False Negative is actually a cancer patient who was not diagnosed.
False negative is the worst case scenario here.
So we need to optimize the cancer detection model to make sure there are very minimal false negative scenarios.
Think of the above model as a Spam detector model for a moment. In that case
False Positive is a good email sent to a spam folder.
False Negative is a spam email sent to inbox.
This is different from the cancer deduction model. I may be fine with occasional spam mails in my inbox but I should not miss any important mail.
So a spam detector model should be optimized for very minimal False positives.
ROC curve is used to evaluate the performance of a classification model. It shows the performance of a classification model at all classification thresholds.

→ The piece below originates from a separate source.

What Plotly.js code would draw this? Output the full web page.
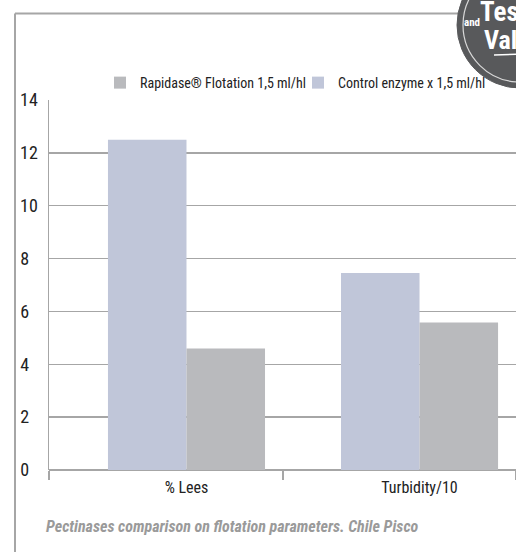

ROC curve plots two parameters:
- True Positive Rate
- False Positive Rate
True Positive Rate (TPR) = TP / (TP + FN) False Positive Rate (FPR) = FP / (FP + TN)
An ROC curve plots TPR vs FPR at different classification thresholds. Starting with all positive thresholds to all negative thresholds.
The resultant TPR vs FPR would be
AUC: Area Under the ROC Curve
The AUC measures the area underneath the entire ROC curve from (0,0) to (1,1).
The AUC measures performance across all possible classification thresholds. The area under the ROC curve gives an idea about the benefit of using the test for the underlying question.
AUC ranges in value from 0 to 1. A model whose predictions are 100% wrong has an AUC of 0.0; one whose predictions are 100% correct has an AUC of 1.0.